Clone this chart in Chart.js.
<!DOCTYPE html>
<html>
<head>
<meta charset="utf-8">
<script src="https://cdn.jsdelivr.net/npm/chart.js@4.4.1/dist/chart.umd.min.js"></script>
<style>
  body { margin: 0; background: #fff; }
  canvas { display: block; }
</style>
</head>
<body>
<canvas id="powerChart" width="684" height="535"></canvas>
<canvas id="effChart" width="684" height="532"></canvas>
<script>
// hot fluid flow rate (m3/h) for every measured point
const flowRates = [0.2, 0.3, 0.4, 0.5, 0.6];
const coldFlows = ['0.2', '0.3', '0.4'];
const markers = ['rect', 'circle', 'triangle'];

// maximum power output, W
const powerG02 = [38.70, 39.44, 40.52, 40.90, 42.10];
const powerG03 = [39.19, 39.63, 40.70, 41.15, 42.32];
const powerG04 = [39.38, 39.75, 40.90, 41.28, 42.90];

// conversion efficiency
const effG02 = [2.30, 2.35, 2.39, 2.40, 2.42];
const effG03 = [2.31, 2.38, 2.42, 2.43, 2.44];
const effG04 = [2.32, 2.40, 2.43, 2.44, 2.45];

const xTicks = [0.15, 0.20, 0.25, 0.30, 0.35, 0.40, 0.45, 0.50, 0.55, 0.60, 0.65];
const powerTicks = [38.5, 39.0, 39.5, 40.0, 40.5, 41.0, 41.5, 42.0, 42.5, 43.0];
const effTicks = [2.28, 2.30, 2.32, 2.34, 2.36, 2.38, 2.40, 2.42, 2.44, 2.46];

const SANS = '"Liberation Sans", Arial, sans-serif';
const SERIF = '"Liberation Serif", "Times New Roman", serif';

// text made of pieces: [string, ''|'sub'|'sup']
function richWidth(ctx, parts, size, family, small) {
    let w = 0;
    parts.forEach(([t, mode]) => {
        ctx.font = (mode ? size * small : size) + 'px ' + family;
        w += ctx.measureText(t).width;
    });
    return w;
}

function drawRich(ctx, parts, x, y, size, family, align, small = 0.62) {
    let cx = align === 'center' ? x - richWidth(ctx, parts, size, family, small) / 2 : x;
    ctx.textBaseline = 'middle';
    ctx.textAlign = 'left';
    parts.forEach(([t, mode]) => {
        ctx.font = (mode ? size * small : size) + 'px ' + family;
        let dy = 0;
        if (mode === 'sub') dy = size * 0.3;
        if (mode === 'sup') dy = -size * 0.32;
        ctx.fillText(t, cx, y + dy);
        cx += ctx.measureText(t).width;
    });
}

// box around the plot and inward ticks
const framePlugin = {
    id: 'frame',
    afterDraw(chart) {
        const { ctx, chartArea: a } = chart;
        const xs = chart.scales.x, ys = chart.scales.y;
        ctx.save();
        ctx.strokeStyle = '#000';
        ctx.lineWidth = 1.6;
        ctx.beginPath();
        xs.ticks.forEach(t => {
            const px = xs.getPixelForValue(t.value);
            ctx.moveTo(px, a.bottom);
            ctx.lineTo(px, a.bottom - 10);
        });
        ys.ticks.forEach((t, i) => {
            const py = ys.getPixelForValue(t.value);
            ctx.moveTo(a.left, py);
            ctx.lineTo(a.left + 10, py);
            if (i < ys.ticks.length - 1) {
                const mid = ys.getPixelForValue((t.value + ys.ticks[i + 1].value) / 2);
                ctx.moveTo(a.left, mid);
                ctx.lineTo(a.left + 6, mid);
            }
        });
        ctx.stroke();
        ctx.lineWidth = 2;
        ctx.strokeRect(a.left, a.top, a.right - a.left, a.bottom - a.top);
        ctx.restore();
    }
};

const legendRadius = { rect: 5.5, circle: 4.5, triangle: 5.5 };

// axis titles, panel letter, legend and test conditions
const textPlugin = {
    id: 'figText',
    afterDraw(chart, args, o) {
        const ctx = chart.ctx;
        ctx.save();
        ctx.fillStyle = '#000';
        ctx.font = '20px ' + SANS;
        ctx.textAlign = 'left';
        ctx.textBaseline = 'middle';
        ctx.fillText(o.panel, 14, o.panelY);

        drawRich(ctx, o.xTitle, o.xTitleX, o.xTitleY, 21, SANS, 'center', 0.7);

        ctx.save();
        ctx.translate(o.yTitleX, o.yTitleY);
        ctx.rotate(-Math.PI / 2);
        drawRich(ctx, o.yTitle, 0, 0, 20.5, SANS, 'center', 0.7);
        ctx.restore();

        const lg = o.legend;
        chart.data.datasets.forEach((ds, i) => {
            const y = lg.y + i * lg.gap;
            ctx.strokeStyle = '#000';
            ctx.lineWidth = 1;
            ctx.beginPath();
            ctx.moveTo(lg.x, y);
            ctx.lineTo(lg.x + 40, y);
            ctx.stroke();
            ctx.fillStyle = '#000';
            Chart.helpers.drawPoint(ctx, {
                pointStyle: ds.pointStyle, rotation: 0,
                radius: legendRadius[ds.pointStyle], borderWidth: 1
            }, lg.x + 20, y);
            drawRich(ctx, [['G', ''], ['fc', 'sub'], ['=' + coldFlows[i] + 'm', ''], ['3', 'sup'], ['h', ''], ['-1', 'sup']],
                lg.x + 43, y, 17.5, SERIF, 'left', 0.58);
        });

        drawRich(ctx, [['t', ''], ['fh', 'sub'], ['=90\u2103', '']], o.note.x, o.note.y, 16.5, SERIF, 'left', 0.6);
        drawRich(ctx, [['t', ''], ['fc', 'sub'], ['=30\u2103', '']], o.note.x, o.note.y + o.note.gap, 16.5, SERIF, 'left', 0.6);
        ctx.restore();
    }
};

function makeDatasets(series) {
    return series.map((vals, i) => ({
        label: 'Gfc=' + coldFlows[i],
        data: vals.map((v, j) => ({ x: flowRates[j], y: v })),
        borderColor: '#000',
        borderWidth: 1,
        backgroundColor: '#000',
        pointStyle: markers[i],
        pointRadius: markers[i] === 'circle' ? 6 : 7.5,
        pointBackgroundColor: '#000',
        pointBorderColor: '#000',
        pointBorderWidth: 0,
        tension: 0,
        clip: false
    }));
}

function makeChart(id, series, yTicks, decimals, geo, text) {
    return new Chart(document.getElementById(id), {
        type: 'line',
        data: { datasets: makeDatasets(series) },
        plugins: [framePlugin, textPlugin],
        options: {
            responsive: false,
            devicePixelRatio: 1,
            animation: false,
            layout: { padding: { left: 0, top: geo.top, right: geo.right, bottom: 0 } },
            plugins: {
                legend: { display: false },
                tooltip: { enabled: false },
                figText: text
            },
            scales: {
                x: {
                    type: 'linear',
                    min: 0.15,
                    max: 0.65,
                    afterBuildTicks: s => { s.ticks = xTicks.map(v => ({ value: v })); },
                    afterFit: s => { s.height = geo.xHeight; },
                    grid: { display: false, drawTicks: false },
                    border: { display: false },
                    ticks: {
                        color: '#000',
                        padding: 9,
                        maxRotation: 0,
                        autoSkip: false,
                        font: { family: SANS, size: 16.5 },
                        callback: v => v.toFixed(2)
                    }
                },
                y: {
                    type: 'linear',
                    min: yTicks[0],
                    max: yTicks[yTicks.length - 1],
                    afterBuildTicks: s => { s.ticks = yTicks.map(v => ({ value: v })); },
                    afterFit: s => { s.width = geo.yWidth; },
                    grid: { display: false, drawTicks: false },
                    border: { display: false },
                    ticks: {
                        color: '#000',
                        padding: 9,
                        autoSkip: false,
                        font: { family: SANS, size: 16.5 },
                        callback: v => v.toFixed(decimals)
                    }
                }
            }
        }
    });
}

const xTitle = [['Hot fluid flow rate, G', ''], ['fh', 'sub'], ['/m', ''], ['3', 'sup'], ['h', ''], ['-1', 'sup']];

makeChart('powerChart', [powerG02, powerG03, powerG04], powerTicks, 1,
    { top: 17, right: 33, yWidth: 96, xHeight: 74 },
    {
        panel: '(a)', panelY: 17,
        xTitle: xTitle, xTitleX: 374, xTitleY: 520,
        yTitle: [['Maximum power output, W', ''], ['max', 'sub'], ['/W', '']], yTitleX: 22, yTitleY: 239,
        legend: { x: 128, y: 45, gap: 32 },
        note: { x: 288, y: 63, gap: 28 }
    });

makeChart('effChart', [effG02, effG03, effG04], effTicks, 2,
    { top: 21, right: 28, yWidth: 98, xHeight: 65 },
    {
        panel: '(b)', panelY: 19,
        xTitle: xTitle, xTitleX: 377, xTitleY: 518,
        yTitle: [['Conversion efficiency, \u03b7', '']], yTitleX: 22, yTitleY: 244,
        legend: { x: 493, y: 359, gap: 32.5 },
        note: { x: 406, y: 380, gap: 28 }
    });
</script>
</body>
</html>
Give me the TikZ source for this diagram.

Directive: Look through the material and copy each line that has "this".

Written response:
Clone this chart in Chart.js.
Give me the TikZ source for this diagram.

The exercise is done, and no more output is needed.